How can you do a better job teaching a shorter list of skills and still keep instruction motivating and engaging?
Lunch with Gerry Brooks
Creating a Positive Attitude About the School Year
Session Two: Maria Walther
Fifty Nifty Picture Books to Inspire Young Writers
Maria’s actual presentation about this book (her newest) was at a different time of the day but many of the texts were included in this book. We saw 50 mentor texts that were used in a first grade classroom to teach standards, qualities of good writing, and provide exemplar texts for imitation!
Maria reminded us to pay attention to all the pages in a book. One example was the end pages from Ralph Tells A Story. What did the author do specifically on the beginning end pages vs. the closing end pages?
Another very useful tip was the writing paper that Maria shared. Each month the editing focus varies but a brief checklist is included on each page. Here is one example with additional ideas available at mariawalther.com. Learning with and from a first grade teacher.
How and when might you consider adding an editing checklist to your writing paper?
Who needs this?
And what books/mentor texts are interesting and engaging your students?
Session Three: Leslie Blauman
Keeping it Real- Real Writing about Real Reading-NONFICTION
I knew Leslie as the author of these two books.
Her newest books are delightful especially with the online components. This was the basis for today’s presentation that included work from her fourth grade classroom.
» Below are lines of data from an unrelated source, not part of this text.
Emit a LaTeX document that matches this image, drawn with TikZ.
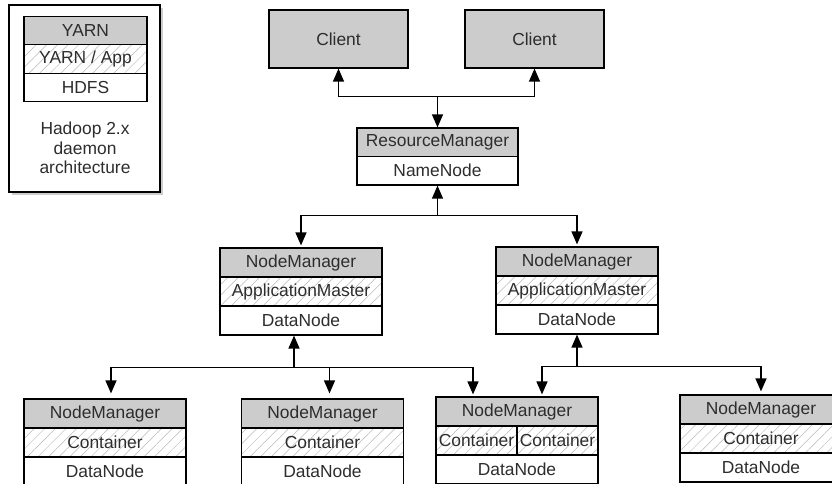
\documentclass[tikz,border=0pt]{standalone}
\usepackage{fontspec}
\setmainfont{Liberation Sans}
\usepackage{tikz}
\usetikzlibrary{arrows.meta, patterns.meta, shadows}
\usepackage{xcolor}
\definecolor{boxgray}{RGB}{204,204,204}
\definecolor{textgray}{RGB}{45,45,45}
\tikzstyle{layer} = [rectangle, draw=black, line width=1.2pt, minimum height=29pt, minimum width=162pt, inner sep=0pt, text=textgray, font=\fontsize{17.4}{19.5}\selectfont]
\tikzstyle{yarn} = [layer, fill=boxgray]
\tikzstyle{app} = [layer, pattern={Lines[angle=45,distance=7.5pt,line width=0.5pt]}, pattern color=black!28]
\tikzstyle{hdfs} = [layer, fill=white]
\tikzstyle{link} = [line width=1.3pt, >={Triangle[length=13pt,width=11pt]}]

\begin{document}
\begin{tikzpicture}[x=1pt,y=-1pt]

        \useasboundingbox (0,0) rectangle (832,484);
        \clip (0,0) rectangle (832,484);

        % legend
        \node (legend) [draw=black, line width=1.2pt, fill=white, drop shadow={shadow xshift=3pt, shadow yshift=-3pt, fill=black!40}, minimum width=151pt, minimum height=187pt] at (84.5,98.5) {};
        \node (leg-yarn) [yarn, minimum width=123pt, minimum height=28.5pt] at (85.5,30.5) {YARN};
        \node (leg-app) [app, minimum width=123pt, minimum height=28.5pt] at (85.5,59) {YARN / App};
        \node (leg-hdfs) [hdfs, minimum width=123pt, minimum height=28.5pt] at (85.5,87.5) {HDFS};
        \node (leg-text) [text=textgray, align=center, font=\fontsize{17.4}{19.5}\selectfont] at (85,148) {Hadoop 2.x\\daemon\\architecture};

        \node (cl1) [yarn, minimum width=139pt, minimum height=58pt] at (338.5,39) {Client};
        \node (cl2) [yarn, minimum width=139pt, minimum height=58pt] at (534.5,39) {Client};

        \node (rm-yarn) [yarn, minimum width=161pt, minimum height=28.5pt] at (437.5,142.25) {ResourceManager};
        \node (rm-hdfs) [hdfs, minimum width=161pt, minimum height=28.5pt] at (437.5,170.75) {NameNode};

        \node (nm1-yarn) [yarn] at (301,262.5) {NodeManager};
        \node (nm1-app) [app] at (301,291.5) {ApplicationMaster};
        \node (nm1-hdfs) [hdfs] at (301,320.5) {DataNode};

        \node (nm2-yarn) [yarn] at (577,261.5) {NodeManager};
        \node (nm2-app) [app] at (577,290.5) {ApplicationMaster};
        \node (nm2-hdfs) [hdfs] at (577,319.5) {DataNode};

        \node (b1-yarn) [yarn] at (105,413.5) {NodeManager};
        \node (b1-app) [app] at (105,442.5) {Container};
        \node (b1-hdfs) [hdfs] at (105,471.5) {DataNode};

        \node (b2-yarn) [yarn] at (322.5,413.5) {NodeManager};
        \node (b2-app) [app] at (322.5,442.5) {Container};
        \node (b2-hdfs) [hdfs] at (322.5,471.5) {DataNode};

        \node (b3-yarn) [yarn] at (517,411.5) {NodeManager};
        \node (b3-app1) [app, minimum width=81pt] at (476.5,440.5) {Container};
        \node (b3-app2) [app, minimum width=81pt] at (557.5,440.5) {Container};
        \node (b3-hdfs) [hdfs] at (517,469.5) {DataNode};

        \node (b4-yarn) [yarn] at (761,409.5) {NodeManager};
        \node (b4-app) [app] at (761,438.5) {Container};
        \node (b4-hdfs) [hdfs] at (761,467.5) {DataNode};

        \coordinate (hub1) at ([yshift=31pt]rm-yarn.north);
        \coordinate (hub2) at ([yshift=-30pt]rm-hdfs.south);
        \coordinate (hub3) at ([xshift=-7pt, yshift=-32pt]nm1-hdfs.south);
        \coordinate (hub4) at ([yshift=-32pt]nm2-hdfs.south);

        \draw[link, <->] (cl1.south) |- (hub1) -- (rm-yarn.north);
        \draw[link, ->] (hub1) -| (cl2.south);

        \draw[link, ->] (hub2) -- (rm-hdfs.south);
        \draw[link, ->, shorten >=2pt] (hub2) -| (nm1-yarn.north);
        \draw[link, ->, shorten >=2pt] (hub2) -| (nm2-yarn.north);

        \draw[link, ->] (hub3) -- (hub3 |- nm1-hdfs.south);
        \draw[link, ->, shorten >=5pt] (hub3) -| ([xshift=6pt]b1-yarn.north);
        \draw[link, ->, shorten >=5pt] (hub3) -| ([xshift=7pt]b2-yarn.north);
        \draw[link, ->, shorten >=2pt] (hub3) -| ([xshift=-44pt]b3-yarn.north);

        \draw[link, ->] (hub4) -- (nm2-hdfs.south);
        \draw[link, ->, shorten >=2pt] (hub4) -| ([xshift=25pt]b3-yarn.north);
        \draw[link, ->, shorten >=3pt] (hub4) -| (b4-yarn.north);

    \end{tikzpicture}
\end{document}
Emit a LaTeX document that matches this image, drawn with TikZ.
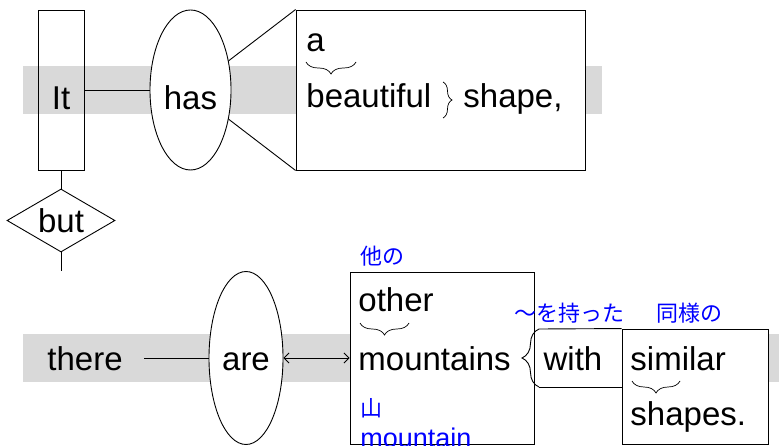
\documentclass[tikz,border=0pt]{standalone}
\usepackage{xcolor}
\usepackage{fontspec}
\setmainfont{Liberation Sans}
\newfontfamily\jpfont{Noto Sans CJK JP}
\usetikzlibrary{shapes.geometric,decorations.pathreplacing,arrows.meta}
\definecolor{bandgray}{RGB}{217,217,217}

\begin{document}
\begin{tikzpicture}[x=1pt,y=-1pt,line width=0.9pt,
    word/.style={font=\fontsize{33}{38}\selectfont,inner sep=0pt},
    wordl/.style={word,anchor=base west},
    rowone/.style={word,text height=40pt,text depth=0pt},
    rowtwo/.style={word,text height=24pt,text depth=0pt},
    gloss/.style={font=\jpfont\fontsize{22}{26}\selectfont,text=blue,inner sep=0pt,anchor=base west},
    glossl/.style={font=\fontsize{27}{30}\selectfont,text=blue,inner sep=0pt,anchor=base west},
    ubrace/.style={decorate,decoration={brace,mirror,amplitude=12pt},line width=0.7pt},
    sbrace/.style={decorate,decoration={brace,amplitude=#1},line width=0.7pt},
    barb/.tip={Straight Barb[length=5pt,width=10pt]}]
    \useasboundingbox (0,0) rectangle (779,446);
    \fill[bandgray] (23,66) rectangle (602,114);
    \fill[bandgray] (23,334) rectangle (779,382);

    \node[draw,rectangle,rowone,minimum width=46pt,minimum height=160pt] (It) at (61,90) {It};
    \node[draw,ellipse,fill=white,rowone,minimum width=81pt,minimum height=160pt] (has) at (190.5,90) {has};
    \node[draw,rectangle,fill=white,minimum width=289pt,minimum height=160pt] (shapebox) at (440.5,90) {};
    \node[wordl] (a) at (306,52) {a};
    \node[wordl] (beautiful) at (306,108) {beautiful};
    \node[wordl] (shape) at (463,108) {shape,};
    \node[draw,diamond,word,aspect=1.7,minimum width=108pt,minimum height=63pt] (but) at (61,220.5) {but};
    \coordinate (butend) at (61,271);
    \draw[-] (It) -- (has);
    \draw[-] (has) -- (shapebox.north west);
    \draw[-] (has) -- (shapebox.south west);
    \draw[-] (It) -- (but);
    \draw[-] (but) -- (butend);
    \draw[ubrace] (306,62) -- (356,62);
    \draw[sbrace=9pt] (443,82) -- (443,118);

    \node[rowtwo] (there) at (85,358) {there};
    \node[draw,ellipse,fill=white,rowtwo,minimum width=74pt,minimum height=173pt] (are) at (246,358) {are};
    \node[draw,rectangle,fill=white,minimum width=184pt,minimum height=172pt] (mtnbox) at (442,358) {};
    \node[gloss] (hokano) at (360,265) {他の};
    \node[wordl] (other) at (358,312) {other};
    \node[wordl] (mountains) at (358,370) {mountains};
    \node[gloss] (yama) at (360,416) {山};
    \node[glossl] (mountain) at (360,447) {mountain};
    \node[draw,rectangle,fill=white,minimum width=146pt,minimum height=115pt] (simbox) at (695,386.5) {};
    \fill[white] (535,329) rectangle (622,387);
    \node[rowtwo] (with) at (573,358) {with};
    \node[gloss] (wootta) at (514,322) {〜を持った};
    \node[gloss] (douyou) at (656,322) {同様の};
    \node[wordl] (similar) at (630,370) {similar};
    \node[wordl] (shapes) at (630,425) {shapes.};
    \coordinate (withtop) at (539,329);
    \coordinate (withbot) at (539,387);
    \draw[-,shorten <=21pt] (there) -- (are);
    \draw[barb-barb] (are) -- (mtnbox);
    \draw[ubrace] (360,323) -- (409,323);
    \draw[ubrace] (632,381) -- (680,381);
    \draw[-] (simbox.north west) -- (withtop);
    \draw[sbrace=17pt,line width=0.9pt] (withbot) -- (withtop);
    \draw[-] (withbot) -- (withbot -| simbox.west);
\end{tikzpicture}
\end{document}
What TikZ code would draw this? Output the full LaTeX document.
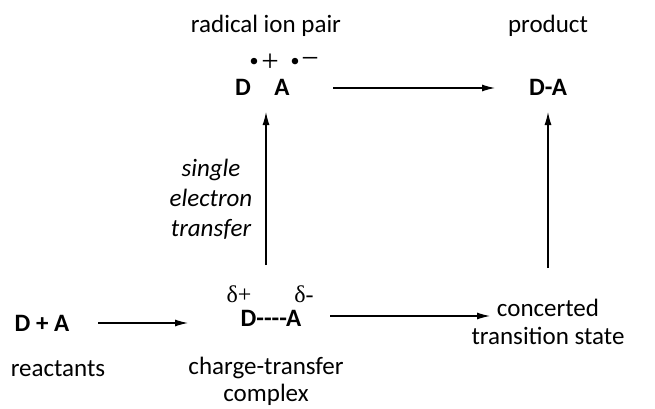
\documentclass[tikz,border=0pt]{standalone}
\usepackage{fontspec}
\setmainfont{Carlito}
\newfontfamily\symfont{Liberation Serif}
\usetikzlibrary{arrows.meta}
\begin{document}
\begin{tikzpicture}[x=1pt,y=-1pt,
  lbl/.style={font=\fontsize{25}{28}\selectfont, inner sep=0pt},
  chem/.style={font=\fontsize{25}{30}\selectfont\bfseries, inner sep=0pt},
  chg/.style={font=\fontsize{24}{28}\selectfont\symfont, inner sep=0pt},
  sgn/.style={font=\fontsize{31}{32}\selectfont\symfont, inner sep=0pt},
  dot/.style={font=\fontsize{27}{28}\selectfont\symfont, inner sep=0pt},
  arr/.style={-{Latex[length=13pt,width=7pt]}, line width=1.1pt}]
\useasboundingbox (0,0) rectangle (655,409);
\node[lbl] (lrip) at (266,26) {radical ion pair};
\node[lbl] (lprod) at (548,26) {product};
\node[chem] (rD) at (243,87) {D};
\node[chem] (rA) at (282,87) {A};
\node[dot] (rb1) at (254,64) {•};
\node[sgn] (rp) at (270,63) {+};
\node[dot] (rb2) at (295,64) {•};
\node[sgn] (rm) at (310,63) {−};
\node[chem] (pDA) at (548,87) {D-A};
\node[chem] (DpA) at (42,323) {D + A};
\node[lbl] (lreact) at (58,369) {reactants};
\node[chem] (ct) at (271,318) {D{-}{-}{-}{-}A};
\node[chg] (dp) at (239,294) {δ+};
\node[chg] (dm) at (304,294) {δ-};
\node[lbl,align=center,font=\fontsize{25}{27}\selectfont] (lct) at (266,381) {charge-transfer\\complex};
\node[lbl,align=center] (lcts) at (548,322) {concerted\\transition state};
\node[lbl,align=center,font=\fontsize{25}{30}\selectfont\itshape] (lset) at (211,199) {single\\electron\\transfer};
\draw[arr] (333,88) -- (495,88);
\draw[arr] (98,323) -- (188,323);
\draw[arr] (330,316) -- (490,316);
\draw[arr] (266,265) -- (266,112);
\draw[arr] (548,268) -- (548,112);
\end{tikzpicture}
\end{document}
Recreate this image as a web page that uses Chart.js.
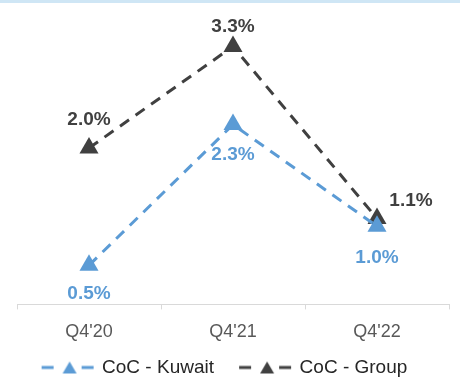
<!DOCTYPE html>
<html>
<head>
<meta charset="utf-8">
<script src="https://cdn.jsdelivr.net/npm/chart.js@4.4.0/dist/chart.umd.min.js"></script>
<style>
  body { margin: 0; background: #fff; overflow: hidden; }
  .wrap { width: 460px; height: 380px; position: relative; overflow: hidden; border-top: 3px solid #cfe6f5; box-sizing: border-box; }
</style>
</head>
<body>
<div class="wrap"><canvas id="myChart" width="460" height="387"></canvas></div>
<script>
// data
const quarters = ["Q4'20", "Q4'21", "Q4'22"];
const cocKuwait = [0.5, 2.3, 1.0];
const cocGroup = [2.0, 3.3, 1.1];

const blue = '#5b9bd5';
const grey = '#404040';
const font = 'Arial, "Liberation Sans", sans-serif';

// legend sample: dashed line with a triangle in the middle
function legendSample(color) {
  const c = document.createElement('canvas');
  c.width = 64; c.height = 14;
  const g = c.getContext('2d');
  g.translate(6, 0);
  g.strokeStyle = color;
  g.lineWidth = 3;
  g.setLineDash([12, 8]);
  g.beginPath(); g.moveTo(1, 7); g.lineTo(58, 7); g.stroke();
  g.clearRect(19, 0, 20, 14);
  g.fillStyle = color;
  g.beginPath(); g.moveTo(29, 1); g.lineTo(36, 13); g.lineTo(22, 13); g.closePath(); g.fill();
  return c;
}

// draws the % labels next to each point
const pointLabels = {
  id: 'pointLabels',
  afterDatasetsDraw(chart, args, opts) {
    const ctx = chart.ctx;
    ctx.save();
    ctx.font = 'bold 19px ' + font;
    ctx.textAlign = 'center';
    ctx.textBaseline = 'middle';
    chart.data.datasets.forEach((ds, i) => {
      const meta = chart.getDatasetMeta(i);
      const offs = opts.offsets[i];
      ctx.fillStyle = ds.borderColor;
      meta.data.forEach((pt, j) => {
        const v = ds.data[j];
        ctx.fillText(v.toFixed(1) + '%', pt.x + offs[j][0], pt.y + offs[j][1]);
      });
    });
    ctx.restore();
  }
};

var ctx = document.getElementById('myChart').getContext('2d');
var chart = new Chart(ctx, {
  type: 'line',
  data: {
    labels: quarters,
    datasets: [{
      label: 'CoC - Kuwait',
      data: cocKuwait,
      borderColor: blue,
      backgroundColor: blue,
      borderWidth: 3,
      borderDash: [11, 8],
      pointStyle: 'triangle',
      pointRadius: 11,
      pointBorderWidth: 0
    }, {
      label: 'CoC - Group',
      data: cocGroup,
      borderColor: grey,
      backgroundColor: grey,
      borderWidth: 3,
      borderDash: [11, 8],
      pointStyle: 'triangle',
      pointRadius: 11,
      pointBorderWidth: 0
    }]
  },
  options: {
    responsive: false,
    animation: false,
    layout: { padding: { left: 17, right: 8, top: 20, bottom: 3 } },
    scales: {
      x: {
        offset: true,
        grid: { display: true, drawOnChartArea: false, offset: true, tickLength: 5, color: '#d9d9d9' },
        border: { color: '#d9d9d9', width: 1 },
        ticks: { color: '#595959', font: { size: 18, family: font }, padding: 12 }
      },
      y: { display: false, min: 0, max: 3.6 }
    },
    plugins: {
      legend: {
        position: 'bottom',
        labels: {
          usePointStyle: true,
          pointStyleWidth: 52,
          boxHeight: 14,
          padding: 3,
          color: '#262626',
          font: { size: 19, family: font },
          generateLabels(chart) {
            return chart.data.datasets.map((ds, i) => ({
              // trailing spaces give the gap between the two entries
              text: ds.label + '    ',
              fontColor: '#262626',
              pointStyle: legendSample(ds.borderColor),
              fillStyle: ds.borderColor,
              strokeStyle: ds.borderColor,
              lineWidth: 0,
              datasetIndex: i
            }));
          }
        }
      },
      tooltip: { enabled: false },
      pointLabels: {
        offsets: [
          [[0, 28], [0, 30], [0, 32]],
          [[0, -28], [0, -20], [34, -18]]
        ]
      }
    }
  },
  plugins: [pointLabels]
});
</script>
</body>
</html>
As a teacher, Leslie is concerned about joy, choice and ownership of student writing. She encourages her fourth grade students to leave “Tracks in the Snow” as a metaphor for not having to write complete sentences all the time. Such a smart idea for this time of year!
To Inspire Critical Thinking these questions were our session guide:
- What is your goal?
- Who is NF important to? Who is the NF for?
- Would you want your kids to be doing your assigned tasks in your classroom?
- If no, WHY are you doing that?
- How do you teach it?
- How often do you practice?
- Why would you write about something you are not interested in?